You must prioritize solving this problem early on by opening a business account and use it to handle all company-related cash flows (both inflows and outflows) – including your own salary, which should be a fixed amount instead of just a random amount that you take out of your profits each month. Ask your bank if they offer a business credit card and apply for that, so you can use that to manage company expenses, instead of using your personal credit card. This will help keep all business-related items organized and easily accessible.

Finally, growth, including of your bank account, requires soliciting your value proposition—a perpetual challenge for small-business owners.

Poor Marketing Tactics
If your business is not continuously getting new customers, then you’re giving them up to your competitors which is bad for business. And while some small businesses have no problem catering to a fixed customer base to get by, other companies that aims to grow a significant presence in the world must work hard to get new customers regularly in order to achieve their goals.

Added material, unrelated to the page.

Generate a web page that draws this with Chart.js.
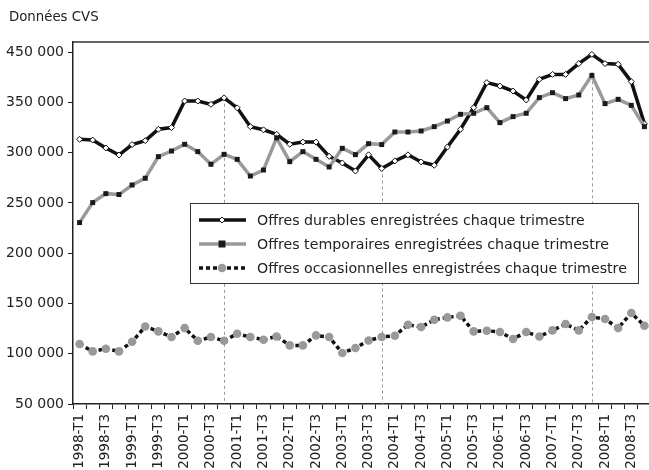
<!DOCTYPE html>
<html>
<head>
<meta charset="utf-8">
<script src="https://cdn.jsdelivr.net/npm/chart.js@4/dist/chart.umd.min.js"></script>
<style>
  html, body { margin: 0; padding: 0; background: #fff; overflow: hidden; }
  #wrap { width: 649px; height: 470px; position: relative; overflow: hidden; }
  #c { display: block; }
</style>
</head>
<body>
<div id="wrap"><canvas id="c" width="656" height="470" style="width:656px;height:470px"></canvas></div>
<script>
const quarters = [
  '1998-T1','1998-T2','1998-T3','1998-T4','1999-T1','1999-T2','1999-T3','1999-T4',
  '2000-T1','2000-T2','2000-T3','2000-T4','2001-T1','2001-T2','2001-T3','2001-T4',
  '2002-T1','2002-T2','2002-T3','2002-T4','2003-T1','2003-T2','2003-T3','2003-T4',
  '2004-T1','2004-T2','2004-T3','2004-T4','2005-T1','2005-T2','2005-T3','2005-T4',
  '2006-T1','2006-T2','2006-T3','2006-T4','2007-T1','2007-T2','2007-T3','2007-T4',
  '2008-T1','2008-T2','2008-T3','2008-T4'
];
const durables = [
  313200, 312500, 304600, 297600, 308000, 311900, 323200, 324900,
  351300, 351300, 348000, 354500, 344500, 325800, 322700, 318200,
  308300, 310500, 310500, 296300, 289700, 281700, 297800, 284200,
  291700, 297800, 290700, 287400, 305600, 323200, 344700, 369600,
  366200, 361200, 352300, 372900, 377800, 377800, 388500, 397700,
  388500, 387800, 370600, 328600
];
const temporaires = [
  230400, 250300, 259200, 258300, 267800, 274500, 296000, 301600,
  308300, 301000, 288400, 298300, 293300, 276700, 282700, 314600,
  291000, 301000, 293300, 285700, 304300, 298000, 308900, 308000,
  320500, 320500, 321500, 325800, 331400, 338100, 339100, 344700,
  329800, 335800, 339100, 354700, 359600, 353700, 357300, 376800,
  348700, 353000, 347000, 325800
];
const occasionnelles = [
  109600, 102300, 105000, 102300, 111900, 127100, 122200, 116600,
  125500, 112900, 116600, 112900, 119900, 116600, 113900, 117200,
  108300, 108300, 118200, 116600, 100700, 105700, 113200, 116600,
  117900, 128800, 126500, 133800, 136100, 137800, 122200, 122900,
  121600, 114600, 121600, 117200, 123200, 129500, 123200, 136500,
  134500, 125500, 140500, 127800
];
const seriesNames = [
  'Offres durables enregistrées chaque trimestre',
  'Offres temporaires enregistrées chaque trimestre',
  'Offres occasionnelles enregistrées chaque trimestre'
];
const yTickValues = [50000, 100000, 150000, 200000, 250000, 300000, 350000, 400000];
const yTickLabels = ['50 000', '100 000', '150 000', '200 000', '250 000', '300 000', '350 000', '450 000'];
const markerQuarters = ['2000-T4', '2003-T4', '2007-T4'];
const markerSeries = [0, 0, 1];
const chartTitle = 'Données CVS';

const FONT = 'DejaVu Sans';

const framePlugin = {
  id: 'frame',
  beforeDatasetsDraw(chart) {
    const ctx = chart.ctx, x = chart.scales.x, area = chart.chartArea;
    ctx.save();
    ctx.strokeStyle = '#9a9a9a';
    ctx.lineWidth = 1;
    ctx.setLineDash([3, 3]);
    markerQuarters.forEach((q, k) => {
      const i = quarters.indexOf(q);
      const pt = chart.getDatasetMeta(markerSeries[k]).data[i];
      const px = Math.round(x.getPixelForValue(i)) + 0.5;
      ctx.beginPath();
      ctx.moveTo(px, pt.y);
      ctx.lineTo(px, area.bottom);
      ctx.stroke();
    });
    ctx.restore();
  },
  afterDraw(chart) {
    const ctx = chart.ctx, area = chart.chartArea;
    ctx.save();
    ctx.strokeStyle = '#333';
    ctx.lineWidth = 1.5;
    ctx.beginPath();
    ctx.moveTo(area.left, area.top);
    ctx.lineTo(area.right, area.top);
    ctx.stroke();
    ctx.fillStyle = '#222';
    ctx.font = '13.3px "' + FONT + '"';
    ctx.textBaseline = 'middle';
    ctx.textAlign = 'left';
    ctx.fillText(chartTitle, 9, 18);
    const bx = 190.5, by = 203.5, bw = 448, bh = 80;
    ctx.fillStyle = '#fff';
    ctx.fillRect(bx, by, bw, bh);
    ctx.strokeStyle = '#333';
    ctx.lineWidth = 1;
    ctx.strokeRect(bx, by, bw, bh);
    const rows = [220, 244, 268];
    chart.data.datasets.forEach((ds, k) => {
      const y = rows[k];
      ctx.save();
      ctx.strokeStyle = ds.borderColor;
      ctx.lineWidth = ds.borderWidth;
      ctx.setLineDash(ds.borderDash || []);
      ctx.beginPath();
      ctx.moveTo(199, y);
      ctx.lineTo(246, y);
      ctx.stroke();
      ctx.restore();
      ctx.save();
      ctx.fillStyle = ds.pointBackgroundColor;
      ctx.strokeStyle = ds.pointBorderColor;
      ctx.lineWidth = ds.pointBorderWidth;
      ctx.setLineDash([]);
      ctx.beginPath();
      const r = ds.pointRadius;
      if (ds.pointStyle === 'circle') {
        ctx.arc(222, y, r, 0, Math.PI * 2);
      } else if (ds.pointStyle === 'rect') {
        ctx.rect(222 - r, y - r, r * 2, r * 2);
      } else {
        ctx.moveTo(222, y - r);
        ctx.lineTo(222 + r, y);
        ctx.lineTo(222, y + r);
        ctx.lineTo(222 - r, y);
        ctx.closePath();
      }
      ctx.fill();
      if (ds.pointBorderWidth > 0) ctx.stroke();
      ctx.restore();
      ctx.fillStyle = '#222';
      ctx.font = '14.2px "' + FONT + '"';
      ctx.textBaseline = 'middle';
      ctx.textAlign = 'left';
      ctx.fillText(ds.label, 257, y + 1);
    });
    ctx.restore();
  }
};

new Chart(document.getElementById('c'), {
  type: 'line',
  data: {
    labels: quarters,
    datasets: [
      {
        label: seriesNames[0],
        data: durables,
        borderColor: '#111',
        borderWidth: 3.5,
        pointStyle: 'rectRot',
        pointRadius: 3,
        pointBackgroundColor: '#fff',
        pointBorderColor: '#111',
        pointBorderWidth: 1,
        tension: 0,
        order: 2
      },
      {
        label: seriesNames[1],
        data: temporaires,
        borderColor: '#9a9a9a',
        borderWidth: 3.5,
        pointStyle: 'rect',
        pointRadius: 3.5,
        pointBackgroundColor: '#1a1a1a',
        pointBorderColor: '#1a1a1a',
        pointBorderWidth: 0,
        tension: 0,
        order: 1
      },
      {
        label: seriesNames[2],
        data: occasionnelles,
        borderColor: '#111',
        borderWidth: 3.5,
        borderDash: [4, 3],
        pointStyle: 'circle',
        pointRadius: 4.3,
        pointBackgroundColor: '#999',
        pointBorderColor: '#999',
        pointBorderWidth: 0,
        tension: 0,
        order: 0
      }
    ]
  },
  options: {
    responsive: false,
    maintainAspectRatio: false,
    devicePixelRatio: 1,
    animation: false,
    layout: { padding: { top: 42, right: 3, left: 0, bottom: 0 } },
    plugins: {
      legend: { display: false },
      tooltip: { enabled: false },
      title: { display: false }
    },
    scales: {
      x: {
        offset: true,
        grid: { offset: true, drawOnChartArea: false, drawTicks: true, tickLength: 5, color: '#222', lineWidth: 1 },
        border: { display: true, color: '#222', width: 1.5 },
        ticks: {
          autoSkip: false,
          minRotation: 90,
          maxRotation: 90,
          padding: 5,
          color: '#222',
          font: { family: FONT, size: 13.5 },
          callback: (v, i) => (i % 2 === 0 ? quarters[i] : '')
        },
        afterFit: (s) => { s.height = 66; s.paddingLeft = 0; s.paddingRight = 0; }
      },
      y: {
        min: 50000,
        max: 410000,
        afterBuildTicks: (s) => { s.ticks = yTickValues.map(v => ({ value: v })); },
        grid: { drawOnChartArea: false, drawTicks: true, tickLength: 5, color: '#222', lineWidth: 1 },
        border: { display: true, color: '#222', width: 1.5 },
        ticks: {
          padding: 4,
          color: '#222',
          font: { family: FONT, size: 14 },
          callback: (v) => { const k = yTickValues.indexOf(v); return k >= 0 ? yTickLabels[k] : ''; }
        },
        afterFit: (s) => { s.width = 73; s.paddingTop = 0; s.paddingBottom = 0; }
      }
    }
  },
  plugins: [framePlugin]
});
</script>
</body>
</html>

A carefully crafted plan is needed if business owners are to acquire these clients, one which involves marketing strategies that attract, engage and retain customers. For companies that get this right gets the chance to shine bright.

Some companies do their own marketing in house, while others outsource it to third parties – those that do are willing to pay millions of dollars to get their desired results. But even if you’re working on a small budget you can still make people notice you and buy your product or service. There are resources available online that you can use for your own “guerilla tactics” to outsmart your competitors. Even finance leads can help with social marketing efforts in some surprising ways.

Companies will always face financial challenges no matter what situation they are in; however, it gets a bit more difficult for smaller businesses to handle them and survive the first 5 years in business. You can use the impeccable advice from this article and avoid the common issues that plague small businesses, as you strive to make your company a success.